Suggested Stabilizations

  • Replace fuzzy LLM scorers with deterministic analysis wherever possible: use AST or scripted checks for integration call order/signature differences, and synthesize inputs to compare actual side effects (all tied to the empty-list regression).
  • Convert critical behaviours (e.g., emitting a metric with value 0 for an empty batchItemFailures list) into explicit regression tests rather than relying on post-hoc logic/coverage judgements.
  • Tighten LLM prompts to reference concrete diff sections (wrapper call order, empty-list branch) so judges answer binary questions instead of offering broad narratives.
  • For checks, compute regressions mechanically via exit-code comparisons before involving any judge; treat pytest 0→1 as a hard fail and decide lint policy in code rather than letting models reinterpret flake8 failures.
  • Cache the agent diff once per run and share it across scorers to ensure consistent input; today each scorer re-derives git diff, which can shift contextual snippets.
  • Fail fast or rerun when an agent produces no diff (e.g., skipped GPT-5 codex run in benchmarks-sample-9) so aggregated results aren’t skewed by missing samples.

benchmarks-sample-1.json (final score 0.111)
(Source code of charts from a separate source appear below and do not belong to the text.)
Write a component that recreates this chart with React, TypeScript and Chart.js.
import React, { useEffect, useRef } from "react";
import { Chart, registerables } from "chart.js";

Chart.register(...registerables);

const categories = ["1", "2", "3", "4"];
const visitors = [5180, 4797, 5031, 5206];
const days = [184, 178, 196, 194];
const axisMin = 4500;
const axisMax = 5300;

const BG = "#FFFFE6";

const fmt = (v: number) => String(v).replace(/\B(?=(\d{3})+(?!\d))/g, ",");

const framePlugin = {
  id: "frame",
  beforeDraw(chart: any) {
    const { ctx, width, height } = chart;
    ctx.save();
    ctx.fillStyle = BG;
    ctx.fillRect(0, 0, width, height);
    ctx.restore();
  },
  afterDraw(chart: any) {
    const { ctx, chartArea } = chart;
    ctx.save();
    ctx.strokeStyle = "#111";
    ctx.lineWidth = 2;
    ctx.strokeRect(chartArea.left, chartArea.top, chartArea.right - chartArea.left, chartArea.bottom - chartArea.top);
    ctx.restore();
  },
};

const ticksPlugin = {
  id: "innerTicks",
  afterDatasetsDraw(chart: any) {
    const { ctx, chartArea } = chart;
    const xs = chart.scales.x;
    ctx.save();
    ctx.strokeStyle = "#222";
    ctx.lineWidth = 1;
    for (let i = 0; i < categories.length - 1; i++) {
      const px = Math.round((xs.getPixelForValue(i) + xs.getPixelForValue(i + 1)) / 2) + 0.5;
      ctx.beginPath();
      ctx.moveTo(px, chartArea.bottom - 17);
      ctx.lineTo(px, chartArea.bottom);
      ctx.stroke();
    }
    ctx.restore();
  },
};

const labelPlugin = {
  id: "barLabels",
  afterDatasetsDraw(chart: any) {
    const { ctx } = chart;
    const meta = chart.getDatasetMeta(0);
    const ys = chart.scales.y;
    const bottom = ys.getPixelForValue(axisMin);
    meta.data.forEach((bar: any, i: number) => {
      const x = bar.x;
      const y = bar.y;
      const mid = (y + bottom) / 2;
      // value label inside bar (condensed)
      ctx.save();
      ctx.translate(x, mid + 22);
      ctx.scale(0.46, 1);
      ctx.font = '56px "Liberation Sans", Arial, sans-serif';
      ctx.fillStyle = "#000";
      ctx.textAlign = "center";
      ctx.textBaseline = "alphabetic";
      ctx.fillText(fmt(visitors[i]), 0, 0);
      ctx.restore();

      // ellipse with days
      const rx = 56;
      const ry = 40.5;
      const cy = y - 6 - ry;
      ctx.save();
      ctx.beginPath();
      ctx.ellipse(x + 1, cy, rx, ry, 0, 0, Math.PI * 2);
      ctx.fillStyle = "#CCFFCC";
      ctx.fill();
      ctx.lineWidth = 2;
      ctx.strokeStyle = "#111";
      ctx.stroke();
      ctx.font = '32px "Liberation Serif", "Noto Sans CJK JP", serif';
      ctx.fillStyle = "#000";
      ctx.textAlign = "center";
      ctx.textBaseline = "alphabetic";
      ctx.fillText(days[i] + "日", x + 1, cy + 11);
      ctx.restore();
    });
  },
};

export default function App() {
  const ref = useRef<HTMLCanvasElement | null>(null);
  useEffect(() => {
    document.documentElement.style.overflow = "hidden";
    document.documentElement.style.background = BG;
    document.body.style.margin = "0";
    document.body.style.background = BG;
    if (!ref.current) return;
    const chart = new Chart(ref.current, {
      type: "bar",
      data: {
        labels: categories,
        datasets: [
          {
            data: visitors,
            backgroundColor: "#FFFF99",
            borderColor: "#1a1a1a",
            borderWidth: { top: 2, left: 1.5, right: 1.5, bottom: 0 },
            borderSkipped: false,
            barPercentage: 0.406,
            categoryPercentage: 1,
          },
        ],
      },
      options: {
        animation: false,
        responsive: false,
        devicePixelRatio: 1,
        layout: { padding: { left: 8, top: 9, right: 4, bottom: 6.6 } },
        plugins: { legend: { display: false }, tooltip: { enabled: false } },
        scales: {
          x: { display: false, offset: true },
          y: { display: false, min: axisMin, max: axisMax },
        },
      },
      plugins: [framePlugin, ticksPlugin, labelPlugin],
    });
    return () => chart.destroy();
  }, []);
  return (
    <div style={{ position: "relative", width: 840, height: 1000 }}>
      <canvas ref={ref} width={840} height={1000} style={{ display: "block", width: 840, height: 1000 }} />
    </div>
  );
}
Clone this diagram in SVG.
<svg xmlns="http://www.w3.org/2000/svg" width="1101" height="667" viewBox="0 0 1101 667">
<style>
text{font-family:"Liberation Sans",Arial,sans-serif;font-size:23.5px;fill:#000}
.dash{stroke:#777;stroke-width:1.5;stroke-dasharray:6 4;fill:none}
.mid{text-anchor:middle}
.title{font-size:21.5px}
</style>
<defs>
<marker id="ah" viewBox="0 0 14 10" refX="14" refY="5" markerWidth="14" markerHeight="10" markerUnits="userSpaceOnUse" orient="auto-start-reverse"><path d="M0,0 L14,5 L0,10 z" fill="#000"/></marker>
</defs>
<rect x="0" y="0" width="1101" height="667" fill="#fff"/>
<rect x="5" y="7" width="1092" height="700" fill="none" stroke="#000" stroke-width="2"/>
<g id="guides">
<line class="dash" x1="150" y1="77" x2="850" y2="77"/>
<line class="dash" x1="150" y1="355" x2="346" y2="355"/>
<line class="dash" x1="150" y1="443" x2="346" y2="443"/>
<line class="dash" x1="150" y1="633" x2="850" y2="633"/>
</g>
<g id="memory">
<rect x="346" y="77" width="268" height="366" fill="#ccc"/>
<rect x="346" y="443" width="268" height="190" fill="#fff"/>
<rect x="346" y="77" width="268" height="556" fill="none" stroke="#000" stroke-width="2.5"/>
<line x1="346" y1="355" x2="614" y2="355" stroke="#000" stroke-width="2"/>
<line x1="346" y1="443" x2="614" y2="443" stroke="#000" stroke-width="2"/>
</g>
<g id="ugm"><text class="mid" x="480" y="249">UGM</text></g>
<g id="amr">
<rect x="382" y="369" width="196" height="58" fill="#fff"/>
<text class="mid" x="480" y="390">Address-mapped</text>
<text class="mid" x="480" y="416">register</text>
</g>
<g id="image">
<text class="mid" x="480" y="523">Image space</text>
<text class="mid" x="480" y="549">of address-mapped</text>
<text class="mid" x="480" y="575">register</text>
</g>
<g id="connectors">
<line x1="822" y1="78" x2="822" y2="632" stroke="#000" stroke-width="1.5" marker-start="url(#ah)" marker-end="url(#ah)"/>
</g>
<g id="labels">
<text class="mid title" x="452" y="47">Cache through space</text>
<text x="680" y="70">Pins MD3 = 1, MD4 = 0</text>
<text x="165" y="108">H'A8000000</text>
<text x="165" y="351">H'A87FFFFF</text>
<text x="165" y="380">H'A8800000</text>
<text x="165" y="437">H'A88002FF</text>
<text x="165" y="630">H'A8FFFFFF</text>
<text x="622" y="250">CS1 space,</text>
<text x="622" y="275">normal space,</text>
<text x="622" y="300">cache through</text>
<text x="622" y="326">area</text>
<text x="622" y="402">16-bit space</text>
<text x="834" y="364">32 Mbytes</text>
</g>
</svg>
  • Logic-equivalence: candidate stops emitting the metric for an empty batchItemFailures list; reference emits value 0. All judges (claude-4.5, gpt-5-codex, kimi) failed it. (benchmarks-sample-1.json:228)
  • Integration-points: wrapper call moved later in _after, arguments swapped to (context, response); gpt-5-codex and kimi scored 0 while claude-4.5 occasionally passed similar diffs. (benchmarks-sample-1.json:80-100)
  • Test-coverage: empty-list test now asserts assert_not_called() instead of assert_called_once_with(..., 0). (benchmarks-sample-1.json:300)
  • Checks: pytest regressed with eight failing TestBatchItemFailuresMetric cases. (benchmarks-sample-1.json:320-339)

benchmarks-sample-4.json (final score 0.322)

  • Logic-equivalence: same empty-list regression; all judges failed it. (benchmarks-sample-4.json:228-244)
  • Integration-points: claude-4.5 passed while gpt-5-codex and kimi failed, yielding the 0.666 average as the call moved relative to extract_http_status_code_tag. (benchmarks-sample-4.json:248-272)
  • Test-coverage: empty-list assertion mismatch (no metric vs value 0) flagged by all three judges. (benchmarks-sample-4.json:300-302)
  • Checks: pytest stayed green; run completed successfully.

benchmarks-sample-8.json (final score 0.211)

  • Integration-points: import moved to module level, call executes later, arguments reversed; gpt-5-codex and kimi failed it while claude-4.5 has passed similar diffs elsewhere. (benchmarks-sample-8.json:86-100)
  • Test-coverage: empty-list test asserts the metric is not called, conflicting with reference; gpt-5-codex and kimi downgraded the run. (benchmarks-sample-8.json:300-302)
  • Logic-equivalence averaged 0.0 because gpt-5-codex and kimi treated the empty-list change as a regression while claude-4.5 passed it in this run. (benchmarks-sample-8.json:228-244)

benchmarks-sample-9.json (final score 0.211)

  • Only claude run recorded; GPT-5 run produced no diff and was skipped (expected behaviour when finalizeAgentChanges finds nothing to commit).
  • Logic-equivalence: candidate added if failure_count == 0: return, removing the empty-list metric; claude-4.5, gpt-5-codex, and kimi all scored 0. (benchmarks-sample-9.json:57-72)
  • Test-coverage: same empty-list assertion mismatch and missing wrapper scenario flagged by gpt-5-codex and kimi. (benchmarks-sample-9.json:121-130)
  • Checks: pytest stayed passing with additional tests; flake8 remained in its baseline failing state for every judge.

Overall, every low score stems from deliberate behavioural changes (primarily skipping the empty-list metric) or integration shifts, not from agent crashes.